Фарадей решил бросить весь альбом в камин, где его поглотило бы пламя, он бы почернел и превратился в пепел. Он представил, как огненные искорки, поднявшись по трубе, прогнали бы тех демонов обратно в адские глубины, из которых они пришли.
Но Фарадей знал, что все будет по-другому. Даже если бы он сжег эти рисунки, демоны все равно остались бы с ним. Поэтому, не глядя на то, что нарисовали его измазанные углем пальцы, и не понимая, почему он это делает, он спрятал их в самое дальнее отделение своего портфеля, чтобы никогда снова не смотреть на них.
Когда физически, но не психически, он почувствовал себя намного лучше, Беттина заявила ему своим самым категоричным тоном:
— Фарадей, достаточно значит достаточно. Мы уезжаем из этого места, и точка.
Ей на удивление, он легко согласился. Хотя он не собирался возвращаться в Бостон, а планировал отправиться дальше на запад. Мистическая девушка из Пуэбло-Бонито указывала ему на запад. Фарадей предложил оплатить Беттине обратный билет в Бостон, посоветовал принять предложение руки и сердца от мистера Захарии Викерса.
Беттина рассказала ему, что, когда Фарадей лежал в беспамятстве, мистер Викерс по дороге из Аризоны заезжал к ним. Она уже приняла предложение Захарии и в качестве доказательства своих слов протянула Фарадею руку, на которой сияло обручальное кольцо с бриллиантом.
— Но так как он сразу должен был уехать в Африку, — объяснила она, — где собирается пробыть почти год, мы решили пожениться следующей весной. А пока, Фарадей, я продолжу исполнять свой долг перед тобой и моей племянницей. Потом ты будешь заботиться о себе сам.
Фарадей упаковал всю свою коллекцию керамики, отдав оллу Беттине, потому что ее вид пугал его. Когда они садились в поезд, он снова окинул взглядом древнюю землю, где в поисках духовных истин провел год. Он вспомнил день, когда они впервые приехали сюда, и он готовился узреть великие откровения. За это время никакие видения не посетили его, за исключением демонов, от которых теперь он отчаянно искал спасения.

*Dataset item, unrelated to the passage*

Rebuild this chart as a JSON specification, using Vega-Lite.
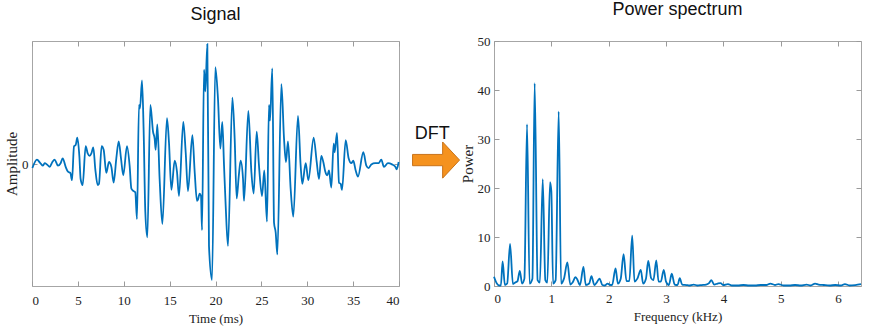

Но жили на земле люди, они могли изгнать засевших в его голове демонов из каньона Чако, и это были потомки тех самых людей, которые первыми застраивали эту долину.
40
Фарадей никому не рассказывал о девушке с развалин. Кто поверит ему, человеку, который вернулся из каньона сумасшедшим, несущим какой-то бред? Он по памяти нарисовал ее лицо, а потом часто смотрел на этот рисунок, как будто в контурах ее лица, мягкой округлости ее щек, лунном свете ее миндалевидных глаз и трех необычных линиях на ее лбу он мог разгадать тайну того, что случилось с ним той ночью на руинах.